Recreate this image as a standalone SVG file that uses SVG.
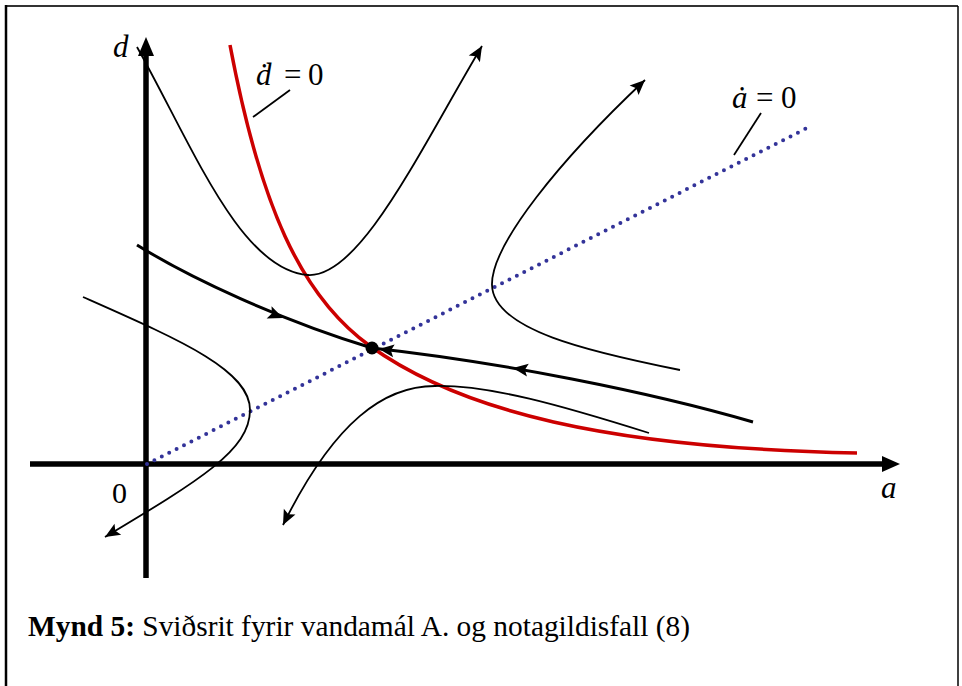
<svg xmlns="http://www.w3.org/2000/svg" width="962" height="686" viewBox="0 0 962 686">
<style>
.thin{fill:none;stroke:#000;stroke-width:1.8}
.thick{fill:none;stroke:#000;stroke-width:3}
.axis{fill:none;stroke:#000;stroke-width:5.5}
text{font-family:'Liberation Serif','Times New Roman','DejaVu Serif',serif}
</style>
<defs>
<marker id="ah" markerUnits="userSpaceOnUse" markerWidth="20" markerHeight="16" viewBox="-16 -8 18 16" refX="0" refY="0" orient="auto">
<path d="M0,0 L-15,-6.5 L-12,0 L-15,6.5 Z" fill="#000"/>
</marker>
<path id="head" d="M0,0 L-15,-6.5 L-12,0 L-15,6.5 Z" fill="#000"/>
</defs>
<rect width="962" height="686" fill="#fff"/>
<g id="frame">
<path d="M6,6 H958" stroke="#333" stroke-width="2" fill="none"/>
<path d="M6,5 V686" stroke="#000" stroke-width="2.5" fill="none"/>
<path d="M958,6 V686" stroke="#000" stroke-width="1.5" fill="none"/>
</g>
<g id="axes">
<path class="axis" d="M146,578 V52"/>
<polygon points="146,37 138,56 154,56" fill="#000"/>
<path class="axis" d="M30,464 H886"/>
<polygon points="900,464 882,456 882,472" fill="#000"/>
</g>
<g id="a-nullcline">
<path d="M147,464 L807,128" fill="none" stroke="#333399" stroke-width="4" stroke-linecap="round" stroke-dasharray="0 8.3"/>
</g>
<g id="d-nullcline">
<path d="M230,45 C260,204 300,295.6 370,346 C460,410.8 607,448 857,453" fill="none" stroke="#cc0000" stroke-width="3.5"/>
</g>
<g id="trajectories">
<path class="thin" d="M137,47 C192,145 240,270 308,275 C360,278 420,150 482,46" marker-end="url(#ah)"/>
<path class="thin" d="M680,370 C590,352 493,330 492,285 C491,245 560,160 645,80" marker-end="url(#ah)"/>
<path class="thin" d="M83,297 C180,340 250,370 250,410 C250,450 200,480 105,537" marker-end="url(#ah)"/>
<path class="thin" d="M649,433 C560,405 490,385 435,386 C385,386 335,420 283,525" marker-end="url(#ah)"/>
<path class="thick" d="M137,245 C190,278 280,320 372,348"/>
<path class="thick" d="M753,422 C650,392 500,362 372,348"/>
<use href="#head" transform="translate(283,318) rotate(22)"/>
<use href="#head" transform="translate(379,349) rotate(187)"/>
<use href="#head" transform="translate(513,368) rotate(188)"/>
</g>
<g id="equilibrium">
<circle cx="372" cy="348" r="6.5" fill="#000"/>
</g>
<g id="labels">
<text x="113" y="57" font-family="Liberation Serif, serif" font-size="31" font-style="italic">d</text>
<text x="112" y="503" font-family="Liberation Serif, serif" font-size="30">0</text>
<text x="881" y="498" font-family="Liberation Serif, serif" font-size="31" font-style="italic">a</text>
<text x="256" y="85" font-family="Liberation Serif, serif" font-size="31"><tspan font-style="italic">ḋ</tspan><tspan x="284">=</tspan><tspan x="308">0</tspan></text>
<path class="thin" d="M253,117 L290,90" stroke-width="1.5"/>
<text x="732" y="108" font-family="Liberation Serif, serif" font-size="31"><tspan font-style="italic">ȧ</tspan><tspan x="756">=</tspan><tspan x="781">0</tspan></text>
<path class="thin" d="M734,155 L761,113" stroke-width="1.5"/>
</g>
<g id="caption">
<text x="28" y="636" font-family="Liberation Serif, serif" font-size="29.4"><tspan font-weight="bold">Mynd 5:</tspan> Sviðsrit fyrir vandamál A. og notagildisfall (8)</text>
</g>
</svg>
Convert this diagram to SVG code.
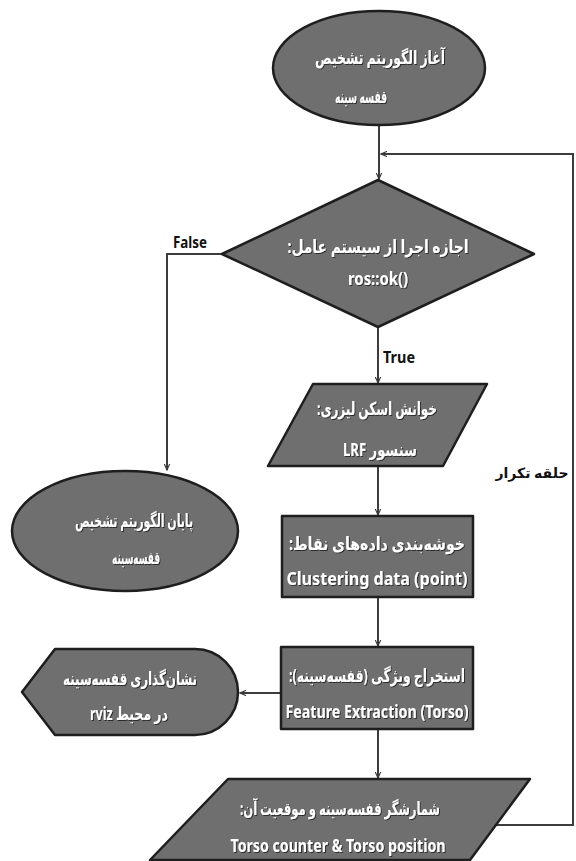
<svg xmlns="http://www.w3.org/2000/svg" width="576" height="861" viewBox="0 0 576 861">
  <defs>
    <style>
      .shape { fill: #6f6f6f; stroke: #1e1e1e; stroke-width: 2.5; stroke-linejoin: round; }
      .lbl { fill: #ffffff; font-family: "Noto Sans", "DejaVu Sans", sans-serif; font-weight: bold; font-size: 17px; text-anchor: middle; dominant-baseline: central; filter: url(#txtShadow); }
      .fa { direction: rtl; unicode-bidi: embed; font-size: 18px; }
      .edge { fill: none; stroke: #3c3c3c; stroke-width: 2; }
      .tag { fill: #111111; font-family: "Noto Sans", "DejaVu Sans", sans-serif; font-weight: bold; font-size: 16px; text-anchor: middle; dominant-baseline: central; }
      .loop { font-size: 14px; }
    </style>
    <marker id="arrow" viewBox="0 0 10 10" refX="9" refY="5" markerWidth="7" markerHeight="7" orient="auto" markerUnits="userSpaceOnUse">
      <path d="M0,1 L9,5 L0,9" fill="none" stroke="#3c3c3c" stroke-width="1.6"/>
    </marker>
    <filter id="txtShadow" x="-10%" y="-30%" width="120%" height="160%">
      <feDropShadow dx="1" dy="1" stdDeviation="0.6" flood-color="#000" flood-opacity="0.6"/>
    </filter>
  </defs>

  <!-- connectors -->
  <g id="connectors">
    <line class="edge" x1="379" y1="125" x2="379" y2="179" marker-end="url(#arrow)"/>
    <polyline class="edge" points="486,825 573,825 573,154 381,154" marker-end="url(#arrow)"/>
    <polyline class="edge" points="222,254 167,254 167,470" marker-end="url(#arrow)"/>
    <line class="edge" x1="378" y1="327" x2="378" y2="383" marker-end="url(#arrow)"/>
    <line class="edge" x1="378" y1="466" x2="378" y2="515" marker-end="url(#arrow)"/>
    <line class="edge" x1="378" y1="597" x2="378" y2="646" marker-end="url(#arrow)"/>
    <line class="edge" x1="281" y1="693" x2="240" y2="693" marker-end="url(#arrow)"/>
    <line class="edge" x1="378" y1="729" x2="378" y2="778" marker-end="url(#arrow)"/>
    <text class="tag" x="190" y="242" textLength="34" lengthAdjust="spacingAndGlyphs">False</text>
    <text class="tag" x="399" y="357" textLength="32" lengthAdjust="spacingAndGlyphs">True</text>
    <text class="tag fa loop" x="532" y="472">حلقه تکرار</text>
  </g>

  <!-- start terminal -->
  <g id="start">
    <ellipse class="shape" cx="379" cy="68" rx="106" ry="57"/>
    <text class="lbl fa" x="380" y="57" textLength="130" lengthAdjust="spacingAndGlyphs">آغاز الگوریتم تشخیص</text>
    <text class="lbl fa" x="361" y="96" textLength="52" lengthAdjust="spacingAndGlyphs">قفسه سینه</text>
  </g>

  <!-- ros::ok() decision -->
  <g id="decision">
    <polygon class="shape" points="378,180 534,254 378,327 222,254"/>
    <text class="lbl fa" x="378" y="246" textLength="181" lengthAdjust="spacingAndGlyphs">اجازه اجرا از سیستم عامل:</text>
    <text class="lbl" x="378" y="278" textLength="60" lengthAdjust="spacingAndGlyphs">ros::ok()</text>
  </g>

  <!-- laser scan input -->
  <g id="laser-scan">
    <polygon class="shape" points="313,384 487,384 443,466 268,466"/>
    <text class="lbl fa" x="377" y="408" textLength="120" lengthAdjust="spacingAndGlyphs">خوانش اسکن لیزری:</text>
    <text class="lbl fa" x="380" y="449" textLength="74" lengthAdjust="spacingAndGlyphs">سنسور LRF</text>
  </g>

  <!-- end terminal -->
  <g id="end">
    <ellipse class="shape" cx="125" cy="531" rx="113" ry="60"/>
    <text class="lbl fa" x="134" y="520" textLength="118" lengthAdjust="spacingAndGlyphs">پایان الگوریتم تشخیص</text>
    <text class="lbl fa" x="136" y="557" textLength="48" lengthAdjust="spacingAndGlyphs">قفسه‌سینه</text>
  </g>

  <!-- clustering -->
  <g id="clustering">
    <rect class="shape" x="282" y="516" width="191" height="81"/>
    <text class="lbl fa" x="377" y="543" textLength="176" lengthAdjust="spacingAndGlyphs">خوشه‌بندی داده‌های نقاط:</text>
    <text class="lbl" x="377" y="578" textLength="181" lengthAdjust="spacingAndGlyphs">Clustering data (point)</text>
  </g>

  <!-- feature extraction -->
  <g id="feature-extraction">
    <rect class="shape" x="281" y="647" width="192" height="82"/>
    <text class="lbl fa" x="377" y="675" textLength="176" lengthAdjust="spacingAndGlyphs">استخراج ویژگی (قفسه‌سینه):</text>
    <text class="lbl" x="377" y="711" textLength="183" lengthAdjust="spacingAndGlyphs">Feature Extraction (Torso)</text>
  </g>

  <!-- rviz display -->
  <g id="rviz-display">
    <path class="shape" d="M22,692 L55,649 L195,649 A43,43 0 0 1 195,735 L55,735 Z"/>
    <text class="lbl fa" x="130" y="678" textLength="134" lengthAdjust="spacingAndGlyphs">نشان‌گذاری قفسه‌سینه</text>
    <text class="lbl fa" x="129" y="713" textLength="78" lengthAdjust="spacingAndGlyphs">در محیط rviz</text>
  </g>

  <!-- torso counter output -->
  <g id="torso-counter">
    <polygon class="shape" points="228,779 530,779 470,860 150,860"/>
    <text class="lbl fa" x="340" y="808" textLength="200" lengthAdjust="spacingAndGlyphs">شمارشگر قفسه‌سینه و موقعیت آن:</text>
    <text class="lbl" x="338" y="845" textLength="215" lengthAdjust="spacingAndGlyphs">Torso counter &amp; Torso position</text>
  </g>
</svg>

===

Instructions for the task: Write down every line of the data above that includes the string "this".

Worked answer:
Recreate this image as a standalone SVG file that uses SVG.
Convert this diagram to SVG code.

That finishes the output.